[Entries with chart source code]
*****
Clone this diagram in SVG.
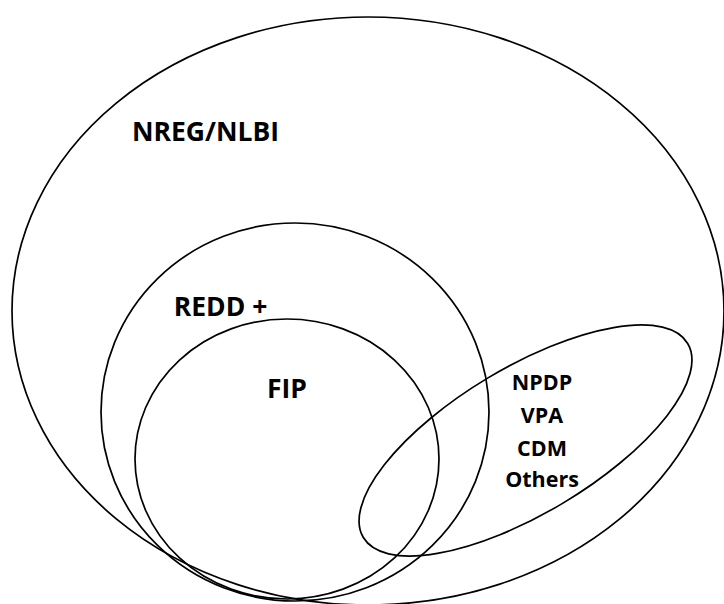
<svg xmlns="http://www.w3.org/2000/svg" width="724" height="604" viewBox="0 0 724 604">
<style>
.set{fill:none;stroke:#000;stroke-width:1.7}
.lbl{font-family:"Open Sans","Liberation Sans",sans-serif;font-weight:bold;fill:#000;text-anchor:middle}
.big{font-size:26.5px}
.small{font-size:21.5px}
</style>
<rect width="724" height="604" fill="#fff"/>
<g id="nreg">
<ellipse class="set" cx="368" cy="311" rx="356" ry="294"/>
<text class="lbl big" x="205.5" y="141">NREG/NLBI</text>
</g>
<g id="redd">
<ellipse class="set" cx="295" cy="412" rx="194" ry="189"/>
<text class="lbl big" x="220.5" y="316">REDD +</text>
</g>
<g id="fip">
<ellipse class="set" cx="287" cy="459" rx="152" ry="140"/>
<text class="lbl big" x="287" y="398">FIP</text>
</g>
<g id="others">
<ellipse class="set" cx="525.5" cy="440.5" rx="189" ry="73" transform="rotate(-30.9 525.5 440.5)"/>
<text class="lbl small" x="542" y="390">NPDP</text>
<text class="lbl small" x="542" y="423">VPA</text>
<text class="lbl small" x="542" y="456">CDM</text>
<text class="lbl small" x="542" y="487">Others</text>
</g>
<g id="connectors"/>
</svg>
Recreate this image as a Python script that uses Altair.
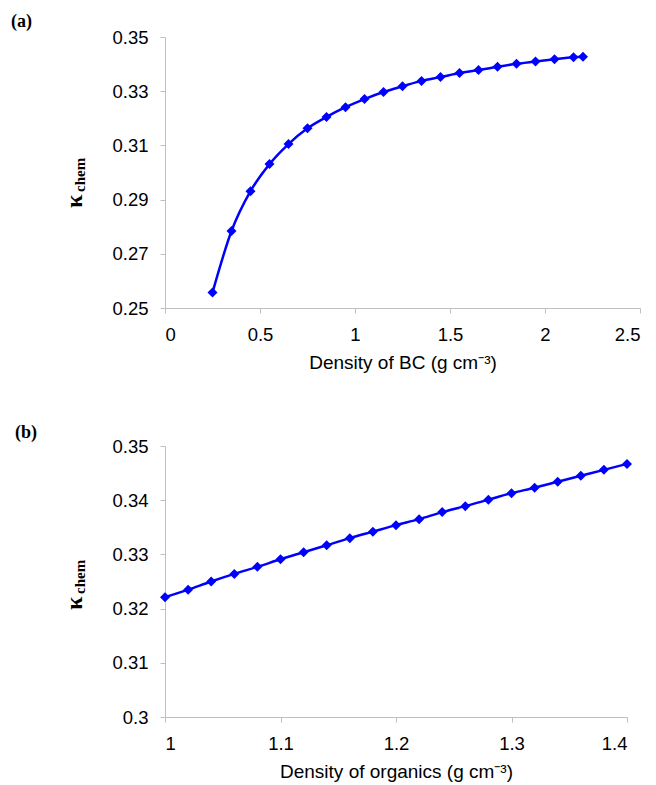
*****
Task goal
Pictures are excluded; copy every other part of the records exactly.

Exercise solution
Clone this diagram in SVG.
<svg xmlns="http://www.w3.org/2000/svg" width="724" height="604" viewBox="0 0 724 604">
<style>
.set{fill:none;stroke:#000;stroke-width:1.7}
.lbl{font-family:"Open Sans","Liberation Sans",sans-serif;font-weight:bold;fill:#000;text-anchor:middle}
.big{font-size:26.5px}
.small{font-size:21.5px}
</style>
<rect width="724" height="604" fill="#fff"/>
<g id="nreg">
<ellipse class="set" cx="368" cy="311" rx="356" ry="294"/>
<text class="lbl big" x="205.5" y="141">NREG/NLBI</text>
</g>
<g id="redd">
<ellipse class="set" cx="295" cy="412" rx="194" ry="189"/>
<text class="lbl big" x="220.5" y="316">REDD +</text>
</g>
<g id="fip">
<ellipse class="set" cx="287" cy="459" rx="152" ry="140"/>
<text class="lbl big" x="287" y="398">FIP</text>
</g>
<g id="others">
<ellipse class="set" cx="525.5" cy="440.5" rx="189" ry="73" transform="rotate(-30.9 525.5 440.5)"/>
<text class="lbl small" x="542" y="390">NPDP</text>
<text class="lbl small" x="542" y="423">VPA</text>
<text class="lbl small" x="542" y="456">CDM</text>
<text class="lbl small" x="542" y="487">Others</text>
</g>
<g id="connectors"/>
</svg>
Recreate this image as a Python script that uses Altair.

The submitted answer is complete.